For the purposes of this Regulation, the following definitions shall apply:

(1) 

relevant person’ in relation to an investment firm, means any of the following:

(a) 

a director, partner or equivalent, manager or tied agent of the firm;

(b) 

a director, partner or equivalent, or manager of any tied agent of the firm;

(c) 

an employee of the firm or of a tied agent of the firm, as well as any other natural person whose services are placed at the disposal and under the control of the firm or a tied agent of the firm and who is involved in the provision by the firm of investment services and activities;

(d) 

a natural person who is directly involved in the provision of services to the investment firm or to its tied agent under an outsourcing arrangement for the purpose of the provision by the firm of investment services and activities;

(2) 

financial analyst’ means a relevant person who produces the substance of investment research;

(3) 

outsourcing’ means an arrangement of any form between an investment firm and a service provider by which that service provider performs a process, a service or an activity which would otherwise be undertaken by the investment firm itself;

(3a) 

person with whom a relevant person has a family relationship’ means any of the following:

(a) 

the spouse of the relevant person or any partner of that person considered by national law as equivalent to a spouse;

(b) 

a dependent child or stepchild of the relevant person;

(c) 

any other relative of the relevant person who has shared the same household as that person for at least one year on the date of the personal transaction concerned;

(4) 

securities financing transaction’ means security financing transaction as defined in Article 3(11) of Regulation (EU) 2015/2365 of the European Parliament and of the Council ( 2 );

(5) 

remuneration’ means all forms of payments or financial or non-financial benefits provided directly or indirectly by firms to relevant persons in the provision of investment or ancillary services to clients;

(6) 

commodity’ means any goods of a fungible nature that are capable of being delivered, including metals and their ores and alloys, agricultural products, and energy such as electricity;

(7) 

sustainability preferences’ means a client’s or potential client’s choice as to whether and, if so, to what extent, one or more of the following financial instruments shall be integrated into his or her investment:

(a) 

a financial instrument for which the client or potential client determines that a minimum proportion shall be invested in environmentally sustainable investments as defined in Article 2, point (1), of Regulation (EU) 2020/852 of the European Parliament and of the Council ( 3 );

(b) 

a financial instrument for which the client or potential client determines that a minimum proportion shall be invested in sustainable investments as defined in Article 2, point (17), of Regulation (EU) 2019/2088 of the European Parliament and of the Council ( 4 );

(c) 

a financial instrument that considers principal adverse impacts on sustainability factors where qualitative or quantitative elements demonstrating that consideration are determined by the client or potential client;


( 2 ) Regulation (EU) 2015/2365 of the European Parliament and of the Council of 25 November 2015 on transparency of securities financing transactions and of reuse and amending Regulation (EU) No 648/2012 (OJ L 337, 23.12.2015, p. 1).
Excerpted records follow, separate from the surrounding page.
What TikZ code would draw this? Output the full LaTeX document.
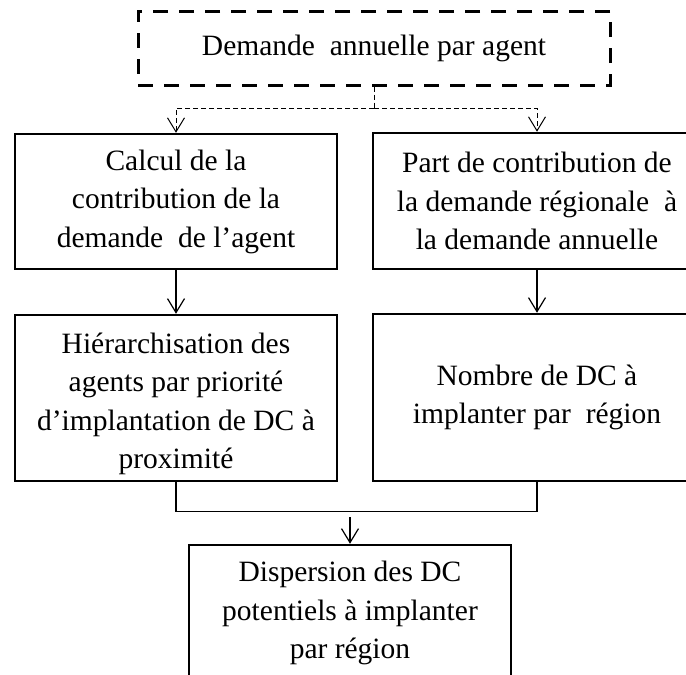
\documentclass[tikz,border=0pt]{standalone}
\usepackage{fontspec}
\setmainfont{Liberation Serif}
\usetikzlibrary{arrows.meta}

\begin{document}
\begin{tikzpicture}[x=1pt, y=-1pt,
  txt/.style={font=\fontsize{29.5}{38.5}\selectfont, align=center, inner sep=0pt},
  box/.style={txt, draw, line width=2.5pt, minimum width=322pt},
  dashbox/.style={txt, draw, line width=3pt, dash pattern=on 15pt off 11pt},
  tip/.style={-{Straight Barb[length=14pt,width=17pt]}},
  flow/.style={line width=1.2pt, tip},
  dflow/.style={line width=1pt, dash pattern=on 5pt off 3pt},
  mergeline/.style={line width=1.3pt}
]
\useasboundingbox (0,0) rectangle (686,675);
\clip (0,0) rectangle (686,675);

% input
\node[dashbox, minimum width=472pt, minimum height=74pt] (demande) at (374,48)
  {Demande\ \ annuelle par agent};

% first row
\node[box, minimum height=135pt] (calcul) at (176,201.5)
  {Calcul de la\\contribution de la\\demande\ \ de l’agent};
\node[box, minimum width=328pt, minimum height=136pt] (part) at (537,201)
  {Part de contribution de\\la demande régionale\ \ à\\la demande annuelle};

% second row (the four-line text sits a little low in its frame)
\node[box, minimum height=166pt] (hier) at (176,398) {};
\node[txt] (hiertext) at (176,404)
  {Hiérarchisation des\\agents par priorité\\d’implantation de DC à\\proximité};
\node[box, minimum width=328pt, minimum height=167pt] (nombre) at (537,397.5)
  {Nombre de DC à\\implanter par\ \ région};

% result
\node[box, minimum height=136pt] (disp) at (350,613)
  {Dispersion des DC\\potentiels à implanter\\par région};

% dashed split from the input box
\coordinate (split) at (374,108);
\draw[dflow] (demande.south) -- (split);
\draw[dflow, tip] (split) -| (calcul.north);
\draw[dflow, tip] (split) -| (part.north);

% vertical flows
\draw[flow] (calcul.south) -- (hier.north);
\draw[flow] (part.south) -- (nombre.north);

% merge of both branches
\draw[mergeline] (hier.south) -- ++(0,29) -| (nombre.south);
\coordinate (merge) at (350,517);
\draw[flow] (merge) -- (disp.north);
\end{tikzpicture}
\end{document}
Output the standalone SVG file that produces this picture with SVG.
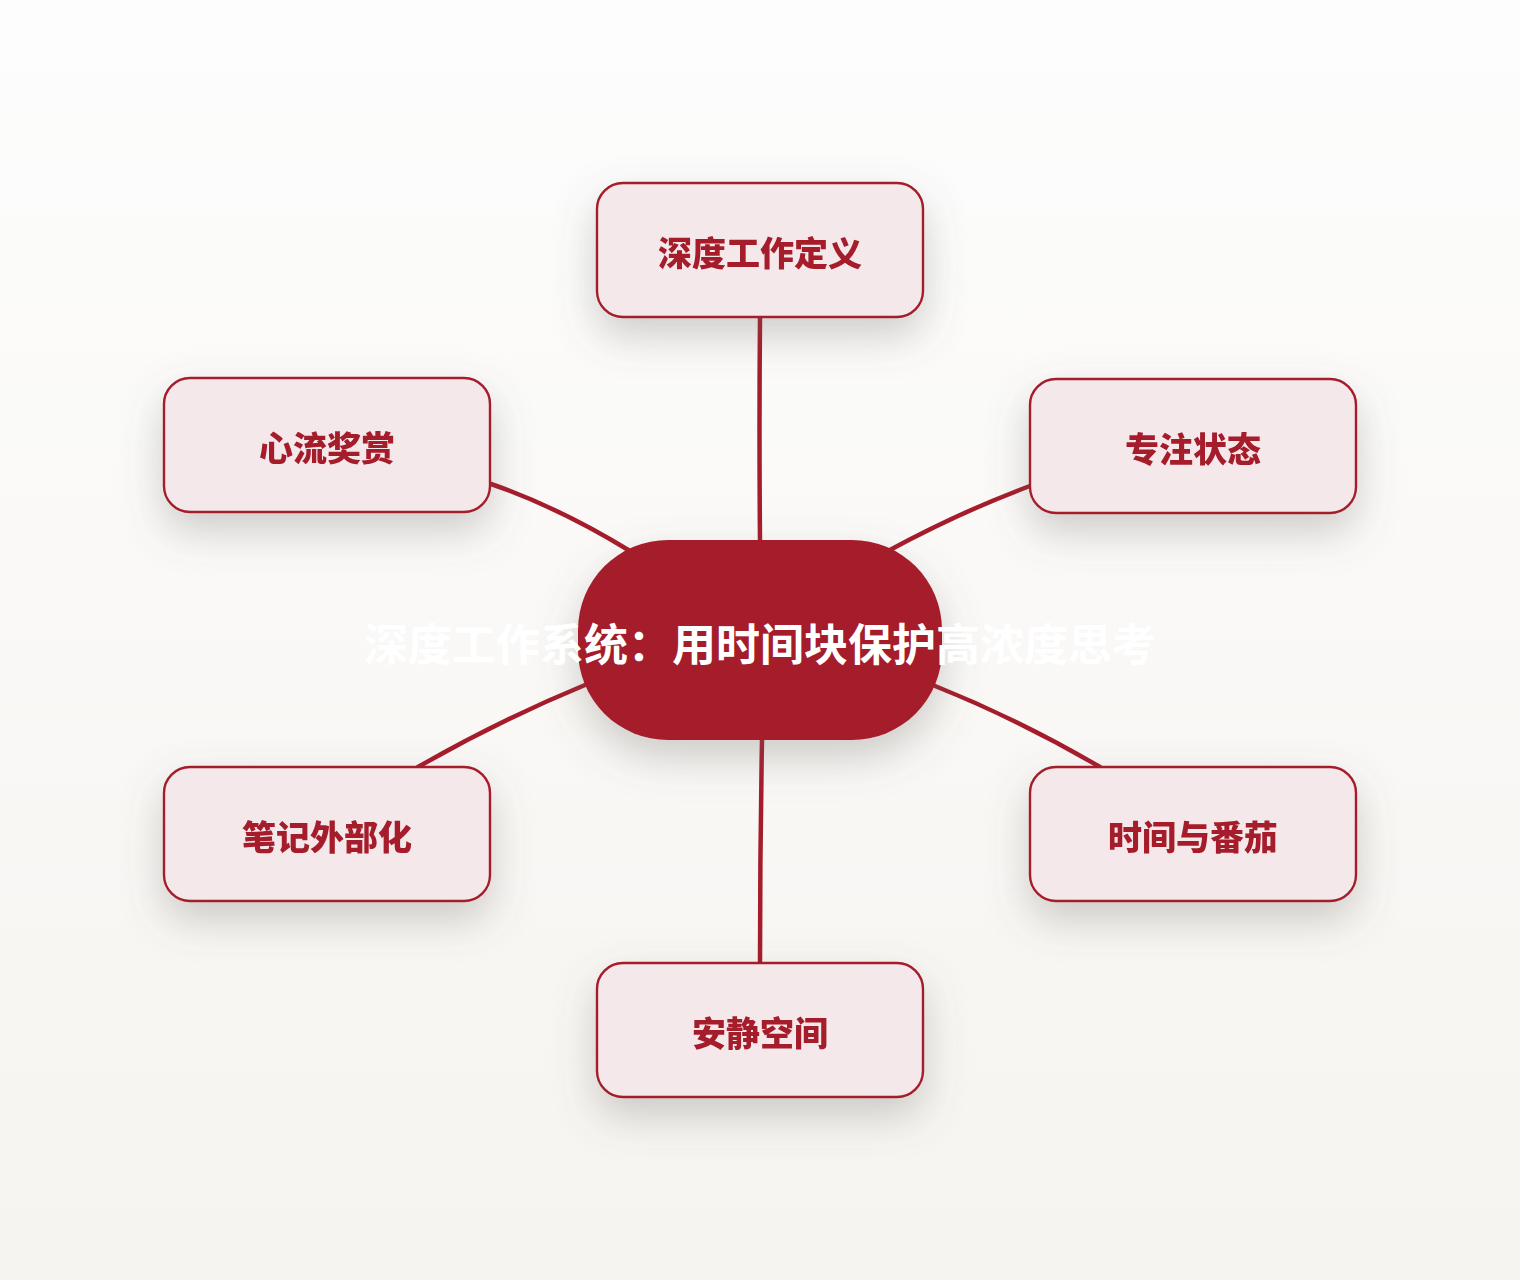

( 3 ) Regulation (EU) 2020/852 of the European Parliament and of the Council of 18 June 2020 on the establishment of a framework to facilitate sustainable investment, and amending Regulation (EU) 2019/2088 (OJ L 198, 22.6.2020, p. 13).

( 4 ) Regulation (EU) 2019/2088 of the European Parliament and of the Council of 27 November 2019 on sustainability-related disclosures in the financial services sector (OJ L 317, 9.12.2019, p. 1).